* DIRECTION
Extract, in full, the lines below, beginning at the first and ending with the line that contains "import plotly.graph_objects as go". Pictures do not belong in the copy.

* STORED DATA
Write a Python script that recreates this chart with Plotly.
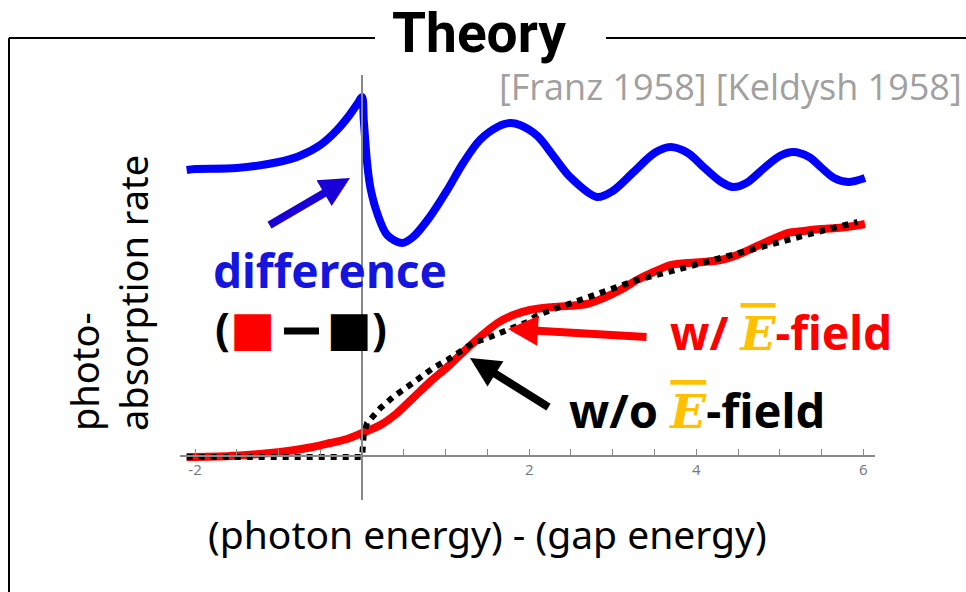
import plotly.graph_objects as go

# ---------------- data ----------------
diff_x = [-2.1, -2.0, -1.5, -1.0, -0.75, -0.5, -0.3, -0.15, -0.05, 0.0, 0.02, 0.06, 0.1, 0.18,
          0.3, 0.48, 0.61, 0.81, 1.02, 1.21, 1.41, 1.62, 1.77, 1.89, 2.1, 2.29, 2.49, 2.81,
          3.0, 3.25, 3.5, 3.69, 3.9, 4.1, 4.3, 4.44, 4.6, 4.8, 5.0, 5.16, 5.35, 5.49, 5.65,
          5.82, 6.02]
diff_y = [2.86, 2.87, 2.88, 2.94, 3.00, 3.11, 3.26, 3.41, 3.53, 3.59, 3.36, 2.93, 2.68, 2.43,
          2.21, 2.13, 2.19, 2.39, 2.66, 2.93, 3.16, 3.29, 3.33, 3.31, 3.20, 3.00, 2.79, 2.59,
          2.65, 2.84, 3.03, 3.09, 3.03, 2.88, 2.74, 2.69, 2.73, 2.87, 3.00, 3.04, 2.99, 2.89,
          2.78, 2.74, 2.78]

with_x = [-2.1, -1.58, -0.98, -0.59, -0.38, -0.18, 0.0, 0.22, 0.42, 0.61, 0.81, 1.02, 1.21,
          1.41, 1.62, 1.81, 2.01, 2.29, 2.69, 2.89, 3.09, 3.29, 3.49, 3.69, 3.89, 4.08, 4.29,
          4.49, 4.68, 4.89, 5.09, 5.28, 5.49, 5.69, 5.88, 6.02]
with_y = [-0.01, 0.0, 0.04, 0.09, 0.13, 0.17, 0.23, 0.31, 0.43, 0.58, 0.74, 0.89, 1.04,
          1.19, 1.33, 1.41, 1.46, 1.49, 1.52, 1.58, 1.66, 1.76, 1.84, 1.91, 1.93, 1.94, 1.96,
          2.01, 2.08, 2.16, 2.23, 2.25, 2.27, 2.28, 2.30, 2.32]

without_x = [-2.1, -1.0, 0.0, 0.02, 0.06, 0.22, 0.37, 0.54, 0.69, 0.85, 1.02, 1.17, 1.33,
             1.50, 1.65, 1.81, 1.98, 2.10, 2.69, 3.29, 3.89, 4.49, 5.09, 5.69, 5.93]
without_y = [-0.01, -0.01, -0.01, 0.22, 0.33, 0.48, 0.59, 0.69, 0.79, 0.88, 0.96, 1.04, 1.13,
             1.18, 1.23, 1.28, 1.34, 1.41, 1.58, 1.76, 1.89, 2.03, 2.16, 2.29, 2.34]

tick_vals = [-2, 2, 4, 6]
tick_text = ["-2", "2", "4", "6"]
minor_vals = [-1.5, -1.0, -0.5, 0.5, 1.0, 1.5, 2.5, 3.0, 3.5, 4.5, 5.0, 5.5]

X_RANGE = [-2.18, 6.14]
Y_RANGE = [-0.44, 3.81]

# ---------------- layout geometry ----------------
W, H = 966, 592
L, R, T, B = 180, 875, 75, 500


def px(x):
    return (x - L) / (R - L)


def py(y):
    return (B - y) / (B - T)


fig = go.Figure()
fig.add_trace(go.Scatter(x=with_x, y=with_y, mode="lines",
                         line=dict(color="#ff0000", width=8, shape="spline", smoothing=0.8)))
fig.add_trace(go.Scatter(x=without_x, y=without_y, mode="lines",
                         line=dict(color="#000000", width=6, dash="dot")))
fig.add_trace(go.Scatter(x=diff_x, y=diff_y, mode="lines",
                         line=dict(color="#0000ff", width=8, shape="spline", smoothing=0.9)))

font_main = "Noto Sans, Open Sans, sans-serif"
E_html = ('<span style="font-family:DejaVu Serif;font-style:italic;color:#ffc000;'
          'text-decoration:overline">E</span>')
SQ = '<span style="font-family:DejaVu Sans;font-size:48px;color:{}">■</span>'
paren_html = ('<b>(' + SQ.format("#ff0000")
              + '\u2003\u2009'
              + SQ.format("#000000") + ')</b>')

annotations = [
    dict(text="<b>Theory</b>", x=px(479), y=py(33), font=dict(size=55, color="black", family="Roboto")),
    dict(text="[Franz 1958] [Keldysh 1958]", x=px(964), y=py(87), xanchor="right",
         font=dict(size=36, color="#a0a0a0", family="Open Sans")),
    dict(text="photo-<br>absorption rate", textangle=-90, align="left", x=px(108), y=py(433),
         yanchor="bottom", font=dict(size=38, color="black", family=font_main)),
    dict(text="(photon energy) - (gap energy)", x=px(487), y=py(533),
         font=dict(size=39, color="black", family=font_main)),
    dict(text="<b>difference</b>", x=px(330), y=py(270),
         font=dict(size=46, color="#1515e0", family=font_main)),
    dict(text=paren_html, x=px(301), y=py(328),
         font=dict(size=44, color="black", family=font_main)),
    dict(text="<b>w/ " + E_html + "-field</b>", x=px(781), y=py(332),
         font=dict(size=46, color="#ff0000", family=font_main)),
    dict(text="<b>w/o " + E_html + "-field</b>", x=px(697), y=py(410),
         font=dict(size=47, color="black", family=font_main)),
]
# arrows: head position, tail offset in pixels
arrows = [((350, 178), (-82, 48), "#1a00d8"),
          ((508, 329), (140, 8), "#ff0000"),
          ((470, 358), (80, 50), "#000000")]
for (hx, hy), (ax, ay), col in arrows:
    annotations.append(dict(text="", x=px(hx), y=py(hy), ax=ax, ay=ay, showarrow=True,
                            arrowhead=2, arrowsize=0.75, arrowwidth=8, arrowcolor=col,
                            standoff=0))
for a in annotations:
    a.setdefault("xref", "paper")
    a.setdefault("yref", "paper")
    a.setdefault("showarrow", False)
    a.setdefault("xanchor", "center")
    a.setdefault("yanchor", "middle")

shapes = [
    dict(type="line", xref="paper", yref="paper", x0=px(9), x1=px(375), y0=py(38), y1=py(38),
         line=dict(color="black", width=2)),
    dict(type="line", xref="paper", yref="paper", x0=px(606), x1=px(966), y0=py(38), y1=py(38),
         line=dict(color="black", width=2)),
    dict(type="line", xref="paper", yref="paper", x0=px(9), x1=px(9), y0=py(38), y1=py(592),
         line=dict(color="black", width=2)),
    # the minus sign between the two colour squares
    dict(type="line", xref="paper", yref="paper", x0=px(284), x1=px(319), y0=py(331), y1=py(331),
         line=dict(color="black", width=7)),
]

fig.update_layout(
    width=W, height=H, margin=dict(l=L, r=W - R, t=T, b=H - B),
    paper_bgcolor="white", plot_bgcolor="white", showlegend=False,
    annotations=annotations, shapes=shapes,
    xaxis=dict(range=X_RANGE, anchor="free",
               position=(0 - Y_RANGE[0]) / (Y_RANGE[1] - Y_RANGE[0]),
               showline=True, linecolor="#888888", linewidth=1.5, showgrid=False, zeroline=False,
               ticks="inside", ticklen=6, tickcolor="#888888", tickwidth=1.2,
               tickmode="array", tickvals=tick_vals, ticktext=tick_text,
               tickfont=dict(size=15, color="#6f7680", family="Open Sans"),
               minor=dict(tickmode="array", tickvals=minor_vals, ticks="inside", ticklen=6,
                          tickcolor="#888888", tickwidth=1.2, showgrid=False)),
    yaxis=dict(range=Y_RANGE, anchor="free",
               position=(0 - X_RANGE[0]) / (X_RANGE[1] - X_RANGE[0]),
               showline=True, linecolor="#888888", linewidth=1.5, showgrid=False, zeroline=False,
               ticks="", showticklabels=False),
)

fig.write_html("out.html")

* COMPLETE ANSWER
Write a Python script that recreates this chart with Plotly.
import plotly.graph_objects as go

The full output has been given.